In construction and management simulation games in which you essentially construct buildings and structures, you often have to build rooms within those structures. People (or creatures) in the game will then enter and interact with these rooms and stuff placed in these rooms; however, the implementations of rooms in games have seen an impressive amount of variety. How are rooms placed? Can you put items in the rooms? How are the walls handled?

I’m going to talk about some of the various room designs I’ve observed in games I’ve played in a six-part series, starting right now.

Dungeon Keeper (1997, Bullfrog Productions)

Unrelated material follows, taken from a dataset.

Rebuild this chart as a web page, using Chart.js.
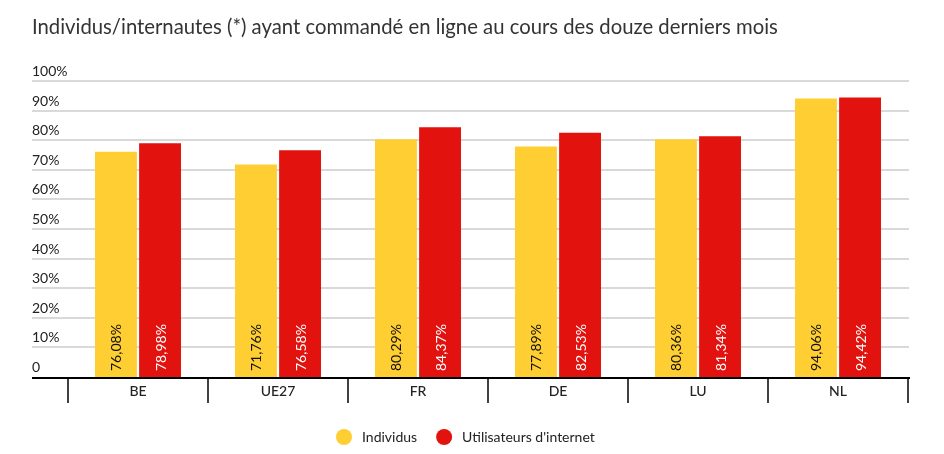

In Dungeon Keeper (and its successor, Dungeon Keeper II), you’re a malicious god-dictator creating a dungeon to attract and train an army of evil creatures (and…regular vermin like giant spiders and flies).

To attract and keep these creatures, one of the main things you had to do was build rooms – “Lairs”, for creatures to sleep in, “Hatcheries”, which produced chickens, “Training Rooms”, for batting training dummies around (and leveling up), and so on – 14 rooms total.

Usually most of the level is diggable soil that you can dig out – sort of like a horizontal ant farm. At a minimum, you might dig out a 3×3 area with a little doorway attached, and then place a room within. Let’s take the Training Room, for example. If you place a 3×3 training room, the game will automatically add a training dummy in the middle of it. A 3×4 room produces 2 training dummies. 4×4 yields 4 training dummies. Essentially, every tile not near an edge would automatically get a training dummy, and that determined how many minions could use the room at once. So if you create a 2×3 room, no dummies will appear, and you might as well not even build the thing. Hatcheries are the same way, as are Unholy Temples in Dungeon Keeper 2, but they require 5×5 (!) to be fully functional.

Many of the rooms don’t have any size requirements like this because they don’t auto-place any special furniture. Lairs, Treasure Rooms, and Guard Posts all can function as 1×1 or oddly shaped rooms.

Most notably, there’s absolutely no customization. You can place traps, but not inside rooms, and each trap is large, taking the entire tile. You just choose the room to place, drag out the zone in which you want to place it, and the room appears. Simple.